Your instructions: Starting with the first line of the data that follows, transcribe every line verbatim until the line containing "905, 900, 862]" has been transcribed.

Data excerpts:
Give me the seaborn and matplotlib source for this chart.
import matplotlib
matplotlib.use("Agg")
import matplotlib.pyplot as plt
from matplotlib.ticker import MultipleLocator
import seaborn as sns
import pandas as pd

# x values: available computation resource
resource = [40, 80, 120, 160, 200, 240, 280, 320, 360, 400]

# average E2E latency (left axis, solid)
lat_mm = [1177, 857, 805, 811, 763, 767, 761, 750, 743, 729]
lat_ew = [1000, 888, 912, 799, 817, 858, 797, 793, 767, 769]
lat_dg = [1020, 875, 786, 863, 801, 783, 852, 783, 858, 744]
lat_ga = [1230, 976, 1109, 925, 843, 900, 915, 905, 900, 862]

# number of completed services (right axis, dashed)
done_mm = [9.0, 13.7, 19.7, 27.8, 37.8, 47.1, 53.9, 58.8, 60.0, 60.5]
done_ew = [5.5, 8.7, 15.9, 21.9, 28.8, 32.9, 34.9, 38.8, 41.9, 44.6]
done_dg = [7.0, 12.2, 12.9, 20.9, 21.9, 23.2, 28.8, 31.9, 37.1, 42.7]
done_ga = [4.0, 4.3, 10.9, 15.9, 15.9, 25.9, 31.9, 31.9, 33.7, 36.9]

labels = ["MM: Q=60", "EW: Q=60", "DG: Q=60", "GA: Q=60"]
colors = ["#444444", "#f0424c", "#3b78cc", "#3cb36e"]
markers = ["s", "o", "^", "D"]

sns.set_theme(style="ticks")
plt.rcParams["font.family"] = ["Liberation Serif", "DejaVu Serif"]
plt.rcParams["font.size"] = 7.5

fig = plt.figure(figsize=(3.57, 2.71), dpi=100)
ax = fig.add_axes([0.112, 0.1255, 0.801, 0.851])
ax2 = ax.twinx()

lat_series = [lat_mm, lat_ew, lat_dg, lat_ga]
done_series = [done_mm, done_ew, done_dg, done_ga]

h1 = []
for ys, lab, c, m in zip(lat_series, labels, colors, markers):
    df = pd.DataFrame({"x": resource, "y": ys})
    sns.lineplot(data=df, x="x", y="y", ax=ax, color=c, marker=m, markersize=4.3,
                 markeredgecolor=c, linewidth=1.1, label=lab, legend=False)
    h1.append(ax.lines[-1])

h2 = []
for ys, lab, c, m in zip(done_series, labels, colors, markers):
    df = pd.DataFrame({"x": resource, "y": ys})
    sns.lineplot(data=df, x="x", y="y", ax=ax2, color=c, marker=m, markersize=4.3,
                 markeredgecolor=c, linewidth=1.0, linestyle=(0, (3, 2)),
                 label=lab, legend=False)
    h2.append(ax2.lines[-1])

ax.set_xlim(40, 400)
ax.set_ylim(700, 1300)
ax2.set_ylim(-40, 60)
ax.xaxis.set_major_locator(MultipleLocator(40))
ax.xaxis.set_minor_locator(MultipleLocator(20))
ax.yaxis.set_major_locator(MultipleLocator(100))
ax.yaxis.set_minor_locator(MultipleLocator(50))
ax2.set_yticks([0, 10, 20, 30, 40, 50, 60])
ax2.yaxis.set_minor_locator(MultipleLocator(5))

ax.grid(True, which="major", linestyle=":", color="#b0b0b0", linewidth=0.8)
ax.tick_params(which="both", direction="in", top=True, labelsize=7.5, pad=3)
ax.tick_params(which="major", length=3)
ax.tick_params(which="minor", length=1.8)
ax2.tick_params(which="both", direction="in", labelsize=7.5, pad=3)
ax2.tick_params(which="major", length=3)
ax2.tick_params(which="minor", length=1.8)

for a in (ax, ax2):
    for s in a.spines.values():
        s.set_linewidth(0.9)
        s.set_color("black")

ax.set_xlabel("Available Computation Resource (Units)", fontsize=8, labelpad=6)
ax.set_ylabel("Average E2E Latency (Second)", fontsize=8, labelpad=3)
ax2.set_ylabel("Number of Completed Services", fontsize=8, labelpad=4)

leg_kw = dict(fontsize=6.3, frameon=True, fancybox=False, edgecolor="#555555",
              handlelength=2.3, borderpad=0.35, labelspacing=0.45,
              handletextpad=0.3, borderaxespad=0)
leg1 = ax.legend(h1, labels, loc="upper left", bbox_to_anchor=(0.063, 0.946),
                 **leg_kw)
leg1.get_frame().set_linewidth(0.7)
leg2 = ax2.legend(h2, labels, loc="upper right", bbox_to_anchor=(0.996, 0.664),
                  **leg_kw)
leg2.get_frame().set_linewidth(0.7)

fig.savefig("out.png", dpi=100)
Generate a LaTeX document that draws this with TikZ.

Output:
Give me the seaborn and matplotlib source for this chart.
import matplotlib
matplotlib.use("Agg")
import matplotlib.pyplot as plt
from matplotlib.ticker import MultipleLocator
import seaborn as sns
import pandas as pd

# x values: available computation resource
resource = [40, 80, 120, 160, 200, 240, 280, 320, 360, 400]

# average E2E latency (left axis, solid)
lat_mm = [1177, 857, 805, 811, 763, 767, 761, 750, 743, 729]
lat_ew = [1000, 888, 912, 799, 817, 858, 797, 793, 767, 769]
lat_dg = [1020, 875, 786, 863, 801, 783, 852, 783, 858, 744]
lat_ga = [1230, 976, 1109, 925, 843, 900, 915, 905, 900, 862]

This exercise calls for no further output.